■ TASK BRIEF ■
Across the entries below, how many lines contain the string "this"? Give only the count.

■ DATA EXTRACT ■
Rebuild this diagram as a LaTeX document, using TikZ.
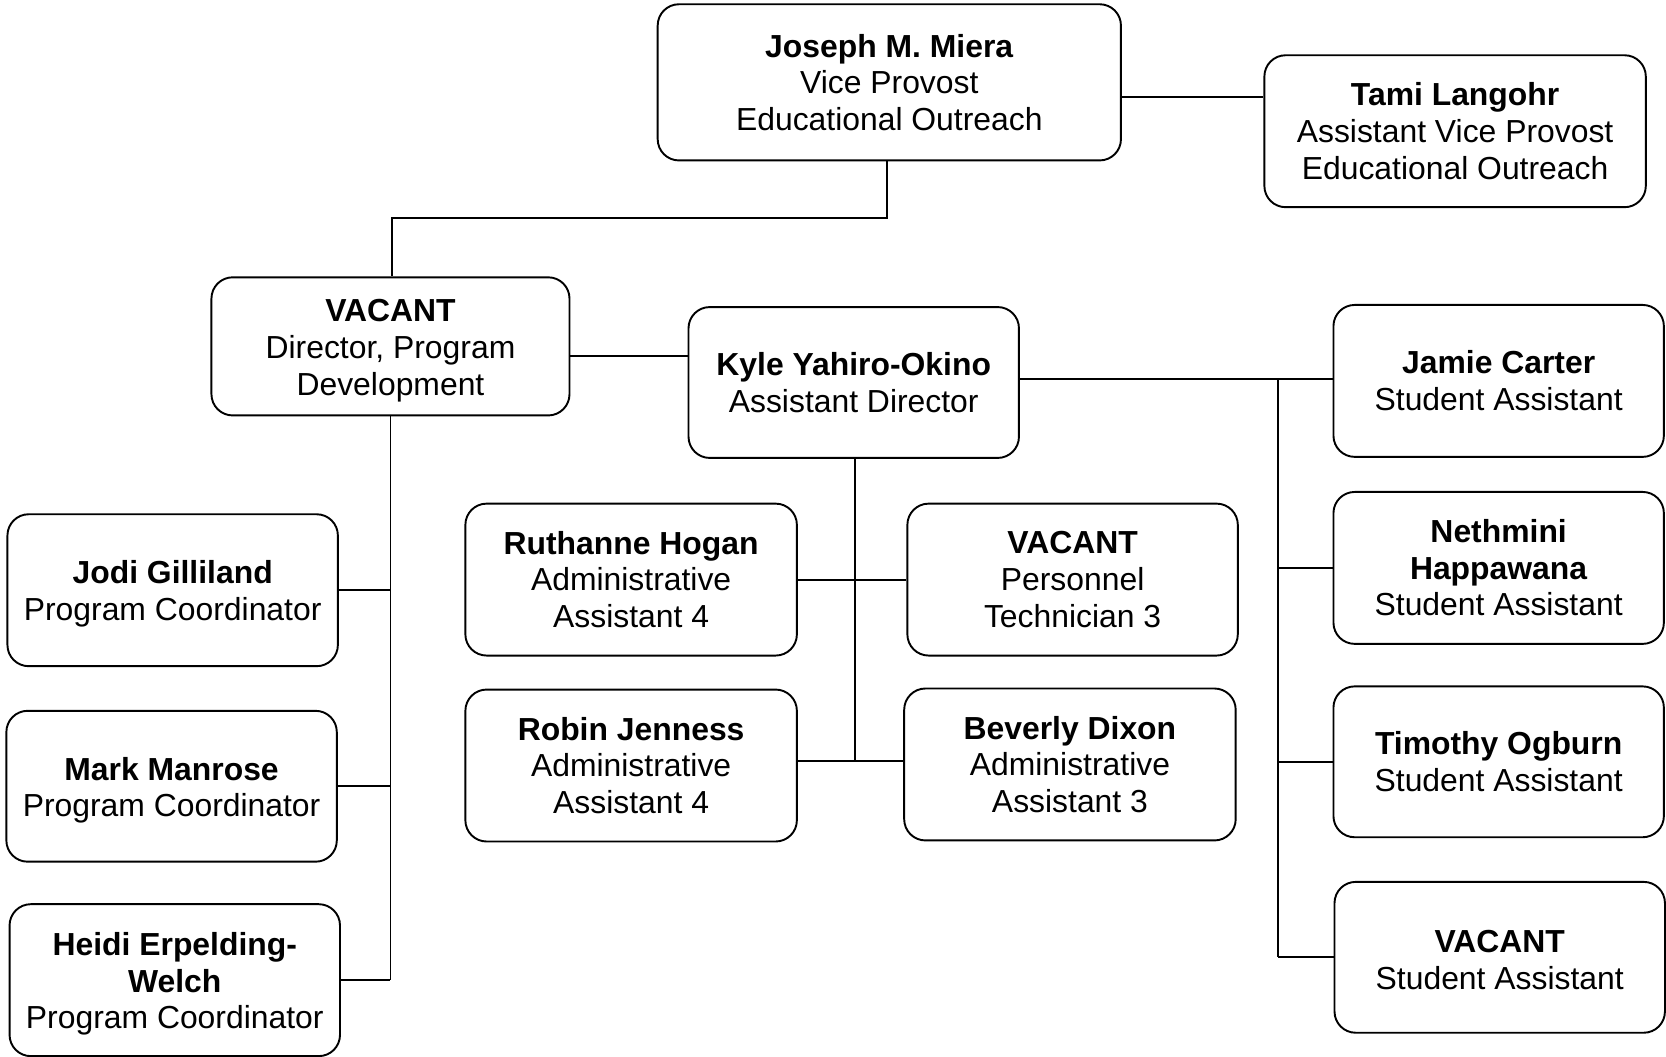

--

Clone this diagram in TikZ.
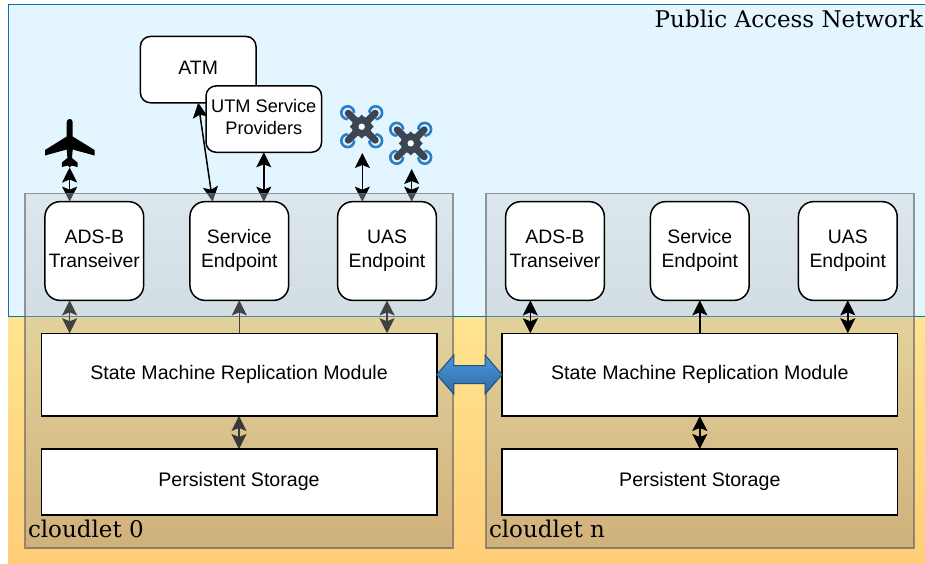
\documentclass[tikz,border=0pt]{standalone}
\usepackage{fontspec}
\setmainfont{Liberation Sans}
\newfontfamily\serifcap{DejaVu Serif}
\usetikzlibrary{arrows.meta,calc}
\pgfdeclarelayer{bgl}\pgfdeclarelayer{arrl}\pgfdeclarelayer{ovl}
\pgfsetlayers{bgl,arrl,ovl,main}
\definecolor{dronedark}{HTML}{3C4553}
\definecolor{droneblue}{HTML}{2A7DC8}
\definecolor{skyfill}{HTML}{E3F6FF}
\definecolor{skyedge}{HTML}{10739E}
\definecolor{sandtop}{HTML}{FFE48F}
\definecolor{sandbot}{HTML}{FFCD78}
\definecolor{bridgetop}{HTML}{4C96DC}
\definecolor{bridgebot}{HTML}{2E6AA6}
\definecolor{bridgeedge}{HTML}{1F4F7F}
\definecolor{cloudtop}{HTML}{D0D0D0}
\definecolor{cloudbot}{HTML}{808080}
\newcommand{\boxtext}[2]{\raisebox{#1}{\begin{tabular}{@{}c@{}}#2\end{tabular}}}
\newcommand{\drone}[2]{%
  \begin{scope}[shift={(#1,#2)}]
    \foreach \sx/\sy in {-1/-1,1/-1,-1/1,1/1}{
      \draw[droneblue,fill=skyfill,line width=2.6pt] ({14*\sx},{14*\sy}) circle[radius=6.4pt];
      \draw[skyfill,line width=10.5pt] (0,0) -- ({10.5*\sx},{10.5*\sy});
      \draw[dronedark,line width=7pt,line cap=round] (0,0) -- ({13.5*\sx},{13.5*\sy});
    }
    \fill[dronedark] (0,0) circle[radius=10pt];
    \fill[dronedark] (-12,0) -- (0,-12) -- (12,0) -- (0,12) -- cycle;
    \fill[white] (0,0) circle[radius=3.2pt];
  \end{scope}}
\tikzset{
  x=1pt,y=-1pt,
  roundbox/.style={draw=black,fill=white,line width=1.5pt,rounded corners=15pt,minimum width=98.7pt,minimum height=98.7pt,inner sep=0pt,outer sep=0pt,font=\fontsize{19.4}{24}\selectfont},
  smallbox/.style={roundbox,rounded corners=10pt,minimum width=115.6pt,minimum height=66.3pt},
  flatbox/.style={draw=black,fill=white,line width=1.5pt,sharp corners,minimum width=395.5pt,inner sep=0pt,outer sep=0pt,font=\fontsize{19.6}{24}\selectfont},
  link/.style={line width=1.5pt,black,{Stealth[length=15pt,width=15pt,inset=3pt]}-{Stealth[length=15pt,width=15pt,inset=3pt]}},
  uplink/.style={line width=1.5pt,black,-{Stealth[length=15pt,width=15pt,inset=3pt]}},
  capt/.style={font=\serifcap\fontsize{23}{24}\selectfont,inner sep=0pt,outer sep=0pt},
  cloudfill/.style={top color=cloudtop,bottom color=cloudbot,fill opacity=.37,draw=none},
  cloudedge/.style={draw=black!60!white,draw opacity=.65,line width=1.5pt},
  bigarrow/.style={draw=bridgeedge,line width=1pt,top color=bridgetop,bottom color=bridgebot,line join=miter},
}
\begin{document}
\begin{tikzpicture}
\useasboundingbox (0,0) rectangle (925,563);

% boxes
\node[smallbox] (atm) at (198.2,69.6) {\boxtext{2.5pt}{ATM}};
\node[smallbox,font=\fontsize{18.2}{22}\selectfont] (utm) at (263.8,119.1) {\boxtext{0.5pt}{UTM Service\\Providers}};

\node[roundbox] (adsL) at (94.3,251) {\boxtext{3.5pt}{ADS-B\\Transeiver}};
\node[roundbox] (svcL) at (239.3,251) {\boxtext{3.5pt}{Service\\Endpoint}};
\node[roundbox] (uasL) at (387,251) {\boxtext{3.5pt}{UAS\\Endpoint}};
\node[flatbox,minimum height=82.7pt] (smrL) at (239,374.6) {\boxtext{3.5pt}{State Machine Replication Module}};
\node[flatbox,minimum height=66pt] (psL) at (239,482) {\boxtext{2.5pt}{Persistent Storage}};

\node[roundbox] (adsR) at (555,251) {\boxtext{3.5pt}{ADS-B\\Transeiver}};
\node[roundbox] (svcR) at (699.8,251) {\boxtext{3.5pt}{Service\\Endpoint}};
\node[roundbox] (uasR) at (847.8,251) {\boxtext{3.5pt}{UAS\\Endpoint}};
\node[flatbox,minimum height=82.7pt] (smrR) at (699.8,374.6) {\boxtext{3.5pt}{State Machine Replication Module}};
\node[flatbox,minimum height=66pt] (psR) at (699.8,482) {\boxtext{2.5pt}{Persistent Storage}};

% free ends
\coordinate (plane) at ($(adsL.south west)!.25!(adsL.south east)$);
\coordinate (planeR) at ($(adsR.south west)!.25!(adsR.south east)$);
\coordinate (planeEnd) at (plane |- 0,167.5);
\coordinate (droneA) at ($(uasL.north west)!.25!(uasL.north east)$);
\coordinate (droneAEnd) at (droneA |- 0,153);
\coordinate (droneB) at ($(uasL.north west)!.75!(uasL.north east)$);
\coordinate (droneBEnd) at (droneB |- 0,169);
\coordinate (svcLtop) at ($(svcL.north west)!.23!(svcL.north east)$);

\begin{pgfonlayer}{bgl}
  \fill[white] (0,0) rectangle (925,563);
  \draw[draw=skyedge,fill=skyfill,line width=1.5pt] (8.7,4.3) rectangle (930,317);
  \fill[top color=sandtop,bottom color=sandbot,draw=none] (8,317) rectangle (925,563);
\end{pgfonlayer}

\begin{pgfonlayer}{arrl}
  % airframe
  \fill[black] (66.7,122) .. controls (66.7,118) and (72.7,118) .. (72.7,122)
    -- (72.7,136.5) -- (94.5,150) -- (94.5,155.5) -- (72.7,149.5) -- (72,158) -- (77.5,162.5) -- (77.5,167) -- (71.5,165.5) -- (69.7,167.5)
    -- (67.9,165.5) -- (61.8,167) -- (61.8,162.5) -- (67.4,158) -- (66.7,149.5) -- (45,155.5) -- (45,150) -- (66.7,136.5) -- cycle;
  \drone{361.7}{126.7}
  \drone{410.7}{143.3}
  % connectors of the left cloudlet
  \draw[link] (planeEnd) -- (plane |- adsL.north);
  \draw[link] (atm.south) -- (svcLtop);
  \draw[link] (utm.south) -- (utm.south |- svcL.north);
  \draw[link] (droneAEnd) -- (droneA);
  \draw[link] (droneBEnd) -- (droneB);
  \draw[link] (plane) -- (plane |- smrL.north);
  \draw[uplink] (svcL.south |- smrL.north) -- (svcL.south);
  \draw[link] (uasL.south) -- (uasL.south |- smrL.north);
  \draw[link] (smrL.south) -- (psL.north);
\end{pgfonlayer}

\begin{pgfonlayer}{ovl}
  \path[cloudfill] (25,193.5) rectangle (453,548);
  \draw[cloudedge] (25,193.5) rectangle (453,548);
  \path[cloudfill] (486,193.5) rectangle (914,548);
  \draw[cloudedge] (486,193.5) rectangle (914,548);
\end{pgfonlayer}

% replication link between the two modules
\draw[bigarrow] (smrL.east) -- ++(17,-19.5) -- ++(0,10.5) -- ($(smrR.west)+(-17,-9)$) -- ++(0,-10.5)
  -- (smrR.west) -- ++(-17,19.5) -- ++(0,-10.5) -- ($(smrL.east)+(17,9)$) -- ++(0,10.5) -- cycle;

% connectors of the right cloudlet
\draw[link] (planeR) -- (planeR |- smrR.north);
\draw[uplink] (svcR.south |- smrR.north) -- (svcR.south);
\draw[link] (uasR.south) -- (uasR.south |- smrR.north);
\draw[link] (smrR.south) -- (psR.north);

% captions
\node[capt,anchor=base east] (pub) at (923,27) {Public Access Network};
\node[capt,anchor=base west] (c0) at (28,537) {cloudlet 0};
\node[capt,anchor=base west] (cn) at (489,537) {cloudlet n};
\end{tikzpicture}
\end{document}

■ CORRECT RESPONSE ■
2